# What you have to do:
Look through the data below and count each line where the word "that" appears. Reply with the count alone.

-- Start Available data --

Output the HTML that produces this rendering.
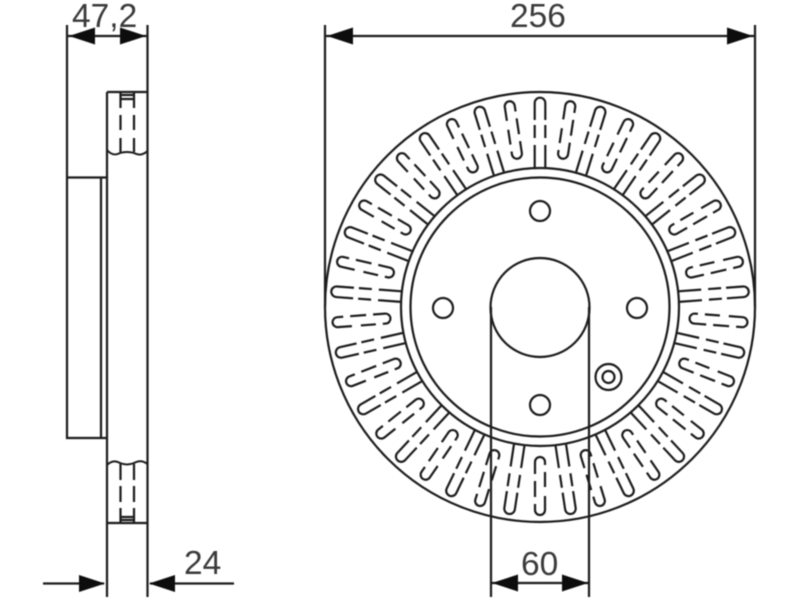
<!DOCTYPE html>
<html>
<head>
<meta charset="utf-8">
<style>
html,body{margin:0;padding:0;background:#fff;width:800px;height:600px;overflow:hidden}
svg{display:block}
text{font-family:"Liberation Sans",Arial,sans-serif;font-size:33.5px;fill:#3a3a3a}
</style>
</head>
<body>
<svg width="800" height="600" viewBox="0 0 800 600" xmlns="http://www.w3.org/2000/svg">
<defs>
<filter id="s" x="0" y="0" width="100%" height="100%" filterUnits="userSpaceOnUse"><feGaussianBlur stdDeviation="0.4"/></filter>
<path id="a" d="M-5.3,-187V-204A5.3,5.3 0 0 1 5.3,-204V-187M-5.3,-182V-169M5.3,-182V-169M-5.3,-162V-139M5.3,-162V-139"/>
<path id="b" d="M-5,-189V-203A5,5 0 0 1 5,-203V-197M5,-190V-174M-5,-180V-165M5,-167V-155A5,5 0 0 1 -5,-155V-158"/>
</defs>
<g filter="url(#s)">
<g fill="none" stroke="#1c1c1c" stroke-width="2.2">
<!-- side view -->
<path d="M67,25V438H106M147.5,25V597M107,92V597M107,92H147.5M67,177.5H107M101,177.5V438M107,523H147.5"/>
<path stroke-width="1.9" d="M107,150Q113,157 120,153Q127,151 134,153Q141,157 147.5,151M107,465Q113,459 120,463Q127,466 134,463Q141,459 147.5,464"/>
<path stroke-width="2.2" d="M120.5,92V108M120.5,115V130M120.5,138V152M134,92V108M134,115V130M134,138V152M120.5,95H134M120.5,99H134M120.5,464V480M120.5,486V502M120.5,508V523M134,464V480M134,486V502M134,508V523M120.5,517H134M120.5,520H134"/>
<!-- front view -->
<circle cx="540" cy="307" r="215"/>
<circle cx="540" cy="307" r="139"/>
<circle cx="540" cy="307" r="129.500"/>
<circle cx="540" cy="307.500" r="49.500"/>
<circle cx="540" cy="211" r="10"/>
<circle cx="540" cy="405" r="10"/>
<circle cx="443" cy="308" r="10"/>
<circle cx="637" cy="308" r="10"/>
<circle cx="608.500" cy="377" r="13"/>
<circle cx="608.500" cy="377" r="6"/>
<g transform="translate(540 307)" stroke-width="2.2">
<use href="#a" transform="rotate(0)"/><use href="#a" transform="rotate(17.143)"/><use href="#a" transform="rotate(34.286)"/><use href="#a" transform="rotate(51.429)"/><use href="#a" transform="rotate(68.571)"/><use href="#a" transform="rotate(85.714)"/><use href="#a" transform="rotate(102.857)"/><use href="#a" transform="rotate(120)"/><use href="#a" transform="rotate(137.143)"/><use href="#a" transform="rotate(154.286)"/><use href="#a" transform="rotate(171.429)"/><use href="#a" transform="rotate(188.571)"/><use href="#a" transform="rotate(205.714)"/><use href="#a" transform="rotate(222.857)"/><use href="#a" transform="rotate(240)"/><use href="#a" transform="rotate(257.143)"/><use href="#a" transform="rotate(274.286)"/><use href="#a" transform="rotate(291.429)"/><use href="#a" transform="rotate(308.571)"/><use href="#a" transform="rotate(325.714)"/><use href="#a" transform="rotate(342.857)"/>
<use href="#b" transform="rotate(8.571)"/><use href="#b" transform="rotate(25.714)"/><use href="#b" transform="rotate(42.857)"/><use href="#b" transform="rotate(60)"/><use href="#b" transform="rotate(77.143)"/><use href="#b" transform="rotate(94.286)"/><use href="#b" transform="rotate(111.429)"/><use href="#b" transform="rotate(128.571)"/><use href="#b" transform="rotate(145.714)"/><use href="#b" transform="rotate(162.857)"/><use href="#b" transform="rotate(180)"/><use href="#b" transform="rotate(197.143)"/><use href="#b" transform="rotate(214.286)"/><use href="#b" transform="rotate(231.429)"/><use href="#b" transform="rotate(248.571)"/><use href="#b" transform="rotate(265.714)"/><use href="#b" transform="rotate(282.857)"/><use href="#b" transform="rotate(300)"/><use href="#b" transform="rotate(317.143)"/><use href="#b" transform="rotate(334.286)"/><use href="#b" transform="rotate(351.429)"/>
</g>
<!-- dimension lines -->
<path d="M325,25V307M755,25V307M491,307V597M589,307V597M325,36H755M67,36H147M491,583H589M43,583.500H104M150,583.500H234"/>
</g>
<g fill="#0c0c0c" stroke="none">
<path d="M69,36L95,27.500V44.500ZM146,36L120,27.500V44.500Z"/>
<path d="M327,36L353,27.500V44.500ZM753,36L727,27.500V44.500Z"/>
<path d="M492,583L518,574.500V591.500ZM588,583L562,574.500V591.500Z"/>
<path d="M105,583.500L79,575V592ZM149,583.500L175,575V592Z"/>
</g>
<text x="72" y="27">47,2</text>
<text x="510" y="27">256</text>
<text x="521" y="575">60</text>
<text x="184" y="574">24</text>
</g>
</svg>
</body>
</html>
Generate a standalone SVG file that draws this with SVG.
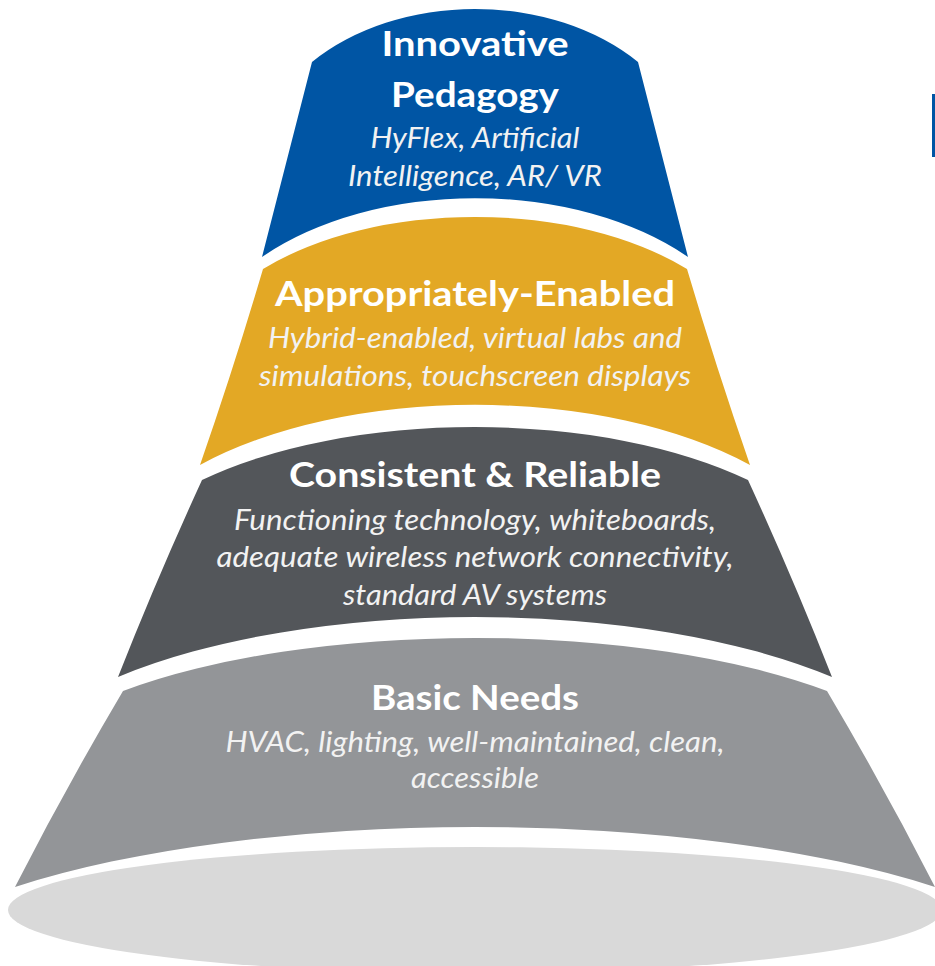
<svg xmlns="http://www.w3.org/2000/svg" width="935" height="966" viewBox="0 0 935 966">
<style>
.t{font-family:"Lato","Carlito","Open Sans",sans-serif;font-weight:700;font-size:35px;fill:#FFFFFF;text-anchor:middle}
.s{font-family:"Lato","Carlito","Open Sans",sans-serif;font-style:italic;font-weight:400;font-size:28px;fill:#F2F2F2;text-anchor:middle}
</style>
<rect width="935" height="966" fill="#FFFFFF"/>
<g id="base">
<ellipse cx="475" cy="910" rx="467" ry="63" fill="#D9D9D9"/>
</g>
<g id="tier-basic">
<path d="M123,691 A475,161.6 0 0 1 827,691 Q885,789 935,887 A621,183 0 0 0 15,887 Q65,789 123,691 Z" fill="#939598"/>
<text class="t" x="475" y="710" textLength="208" lengthAdjust="spacingAndGlyphs">Basic Needs</text>
<text class="s" x="475" y="752" textLength="499" lengthAdjust="spacingAndGlyphs">HVAC, lighting, well-maintained, clean,</text>
<text class="s" x="475" y="788" textLength="128" lengthAdjust="spacingAndGlyphs">accessible</text>
</g>
<g id="tier-consistent">
<path d="M202,480 A369,161.6 0 0 1 748,480 Q793,578 832,677 A482,183 0 0 0 118,677 Q157,578 202,480 Z" fill="#53565A"/>
<text class="t" x="475" y="487" textLength="372" lengthAdjust="spacingAndGlyphs">Consistent &amp; Reliable</text>
<text class="s" x="475" y="530" textLength="482" lengthAdjust="spacingAndGlyphs">Functioning technology, whiteboards,</text>
<text class="s" x="475" y="567" textLength="517" lengthAdjust="spacingAndGlyphs">adequate wireless network connectivity,</text>
<text class="s" x="475" y="605" textLength="264" lengthAdjust="spacingAndGlyphs">standard AV systems</text>
</g>
<g id="tier-enabled">
<path d="M263,269 A286,158.5 0 0 1 687,269 Q716,367 750,465 A371,183 0 0 0 200,465 Q234,367 263,269 Z" fill="#E3A825"/>
<text class="t" x="475" y="306" textLength="400" lengthAdjust="spacingAndGlyphs">Appropriately-Enabled</text>
<text class="s" x="475" y="348" textLength="414" lengthAdjust="spacingAndGlyphs">Hybrid-enabled, virtual labs and</text>
<text class="s" x="475" y="386" textLength="432" lengthAdjust="spacingAndGlyphs">simulations, touchscreen displays</text>
</g>
<g id="tier-innovative">
<path d="M312,62 A220,161.6 0 0 1 638,62 L688,257 A288,180 0 0 0 262,257 Z" fill="#0055A4"/>
<text class="t" x="475" y="56" textLength="187" lengthAdjust="spacingAndGlyphs">Innovative</text>
<text class="t" x="475" y="107" textLength="168" lengthAdjust="spacingAndGlyphs">Pedagogy</text>
<text class="s" x="475" y="148" textLength="209" lengthAdjust="spacingAndGlyphs">HyFlex, Artificial</text>
<text class="s" x="475" y="186" textLength="254" lengthAdjust="spacingAndGlyphs">Intelligence, AR/ VR</text>
</g>
<g id="edge-mark">
<rect x="932" y="94" width="3" height="63" fill="#0055A4"/>
</g>
</svg>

-- End Available data --

# Finished exercise:
2